------ Data lines

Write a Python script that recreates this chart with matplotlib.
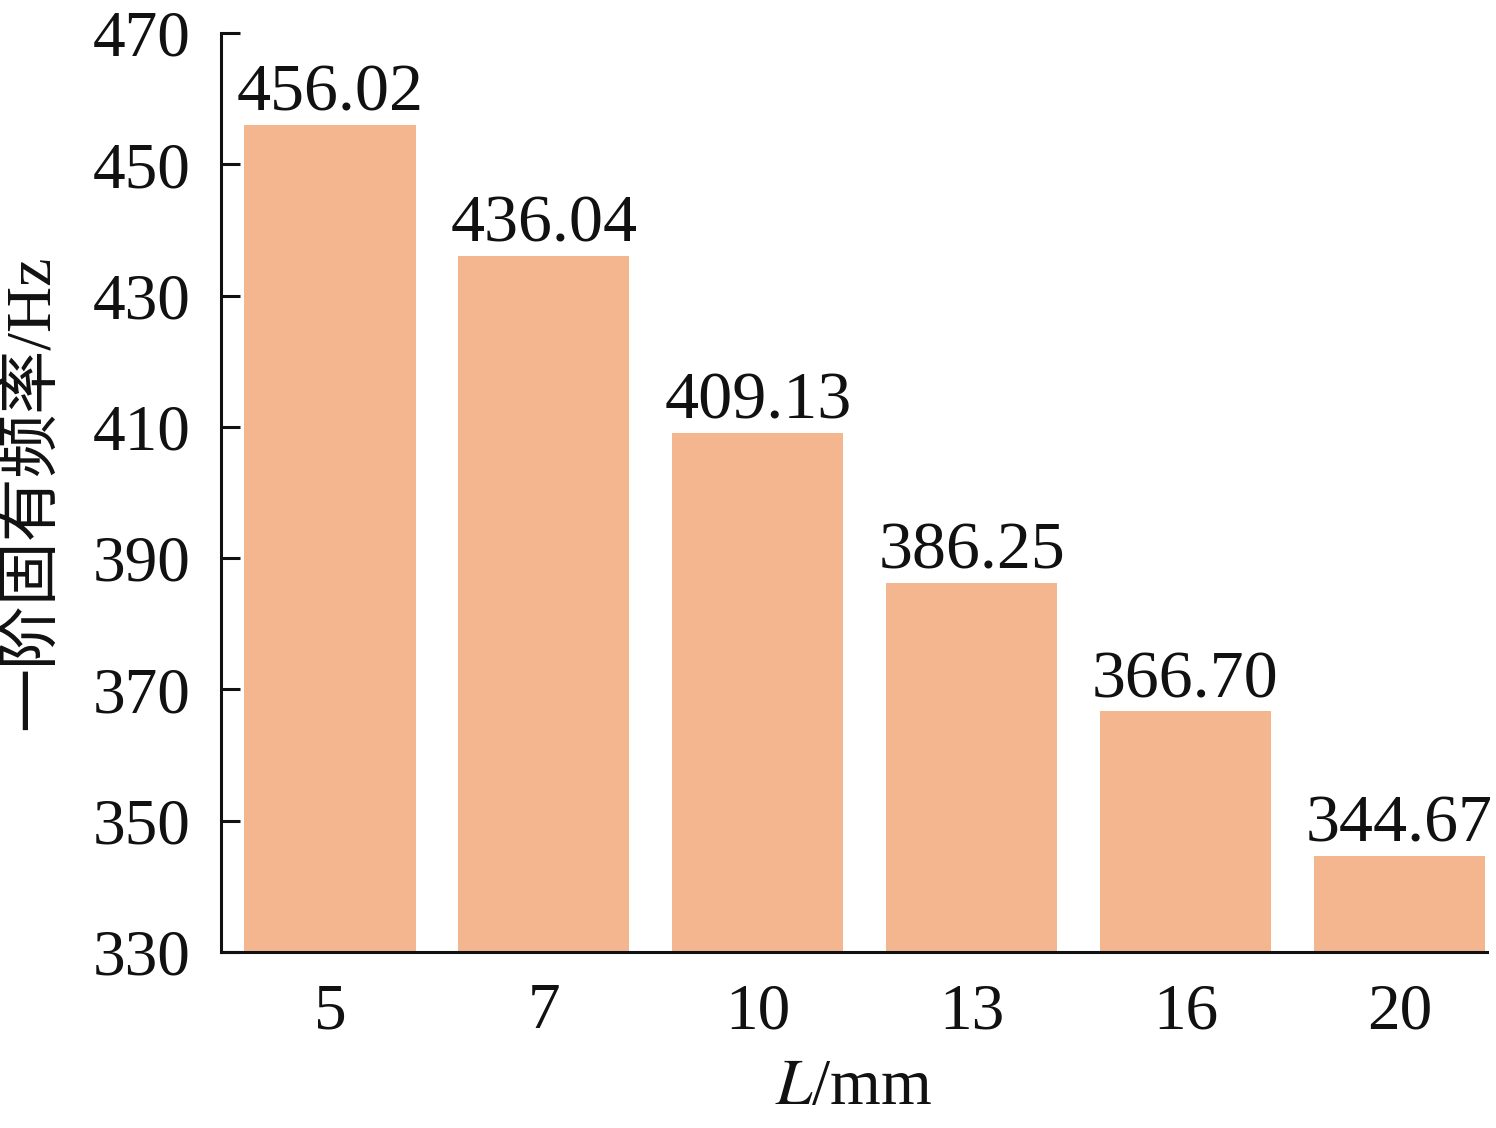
import matplotlib
matplotlib.use("Agg")
import matplotlib.pyplot as plt

categories = ["5", "7", "10", "13", "16", "20"]
values = [456.02, 436.04, 409.13, 386.25, 366.70, 344.67]
yticks = [330, 350, 370, 390, 410, 430, 450, 470]

plt.rcParams['font.family'] = ['Liberation Serif', 'Noto Sans CJK SC']
plt.rcParams['mathtext.fontset'] = 'stix'

fig = plt.figure(figsize=(14.96, 11.28), dpi=100)
ax = fig.add_axes([0.1477, 0.156, 0.994 - 0.1477, 0.9707 - 0.156])

x = list(range(len(categories)))
bars = ax.bar(x, values, width=0.8, color="#F3B68F", bottom=0)
ax.bar_label(bars, labels=[f"{v:.2f}" for v in values], padding=0, fontsize=49, color="#111111")

ax.set_ylim(330, 470)
ax.set_xlim(-0.51, 5.41)
ax.set_yticks(yticks)
ax.set_xticks(x)
ax.set_xticklabels(categories)

for s in ["top", "right"]:
    ax.spines[s].set_visible(False)
for s in ["left", "bottom"]:
    ax.spines[s].set_linewidth(2.2)
    ax.spines[s].set_color("#111111")

ax.tick_params(axis='y', direction='in', length=14, width=2.2, labelsize=47, pad=22, colors="#111111")
ax.tick_params(axis='x', length=0, labelsize=47, pad=22, colors="#111111")

ax.set_ylabel("一阶固有频率/Hz", fontsize=46, labelpad=22, color="#111111")
ax.set_xlabel("$L$/mm", fontsize=47, labelpad=12, color="#111111")

fig.savefig("out.png", dpi=100)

------------

▶ _Task objective_
Extract all the data above exactly, excluding every picture.

▶ _Solution to this task_
Write a Python script that recreates this chart with matplotlib.
import matplotlib
matplotlib.use("Agg")
import matplotlib.pyplot as plt

categories = ["5", "7", "10", "13", "16", "20"]
values = [456.02, 436.04, 409.13, 386.25, 366.70, 344.67]
yticks = [330, 350, 370, 390, 410, 430, 450, 470]

plt.rcParams['font.family'] = ['Liberation Serif', 'Noto Sans CJK SC']
plt.rcParams['mathtext.fontset'] = 'stix'

fig = plt.figure(figsize=(14.96, 11.28), dpi=100)
ax = fig.add_axes([0.1477, 0.156, 0.994 - 0.1477, 0.9707 - 0.156])

x = list(range(len(categories)))
bars = ax.bar(x, values, width=0.8, color="#F3B68F", bottom=0)
ax.bar_label(bars, labels=[f"{v:.2f}" for v in values], padding=0, fontsize=49, color="#111111")

ax.set_ylim(330, 470)
ax.set_xlim(-0.51, 5.41)
ax.set_yticks(yticks)
ax.set_xticks(x)
ax.set_xticklabels(categories)

for s in ["top", "right"]:
    ax.spines[s].set_visible(False)
for s in ["left", "bottom"]:
    ax.spines[s].set_linewidth(2.2)
    ax.spines[s].set_color("#111111")

ax.tick_params(axis='y', direction='in', length=14, width=2.2, labelsize=47, pad=22, colors="#111111")
ax.tick_params(axis='x', length=0, labelsize=47, pad=22, colors="#111111")

ax.set_ylabel("一阶固有频率/Hz", fontsize=46, labelpad=22, color="#111111")
ax.set_xlabel("$L$/mm", fontsize=47, labelpad=12, color="#111111")

fig.savefig("out.png", dpi=100)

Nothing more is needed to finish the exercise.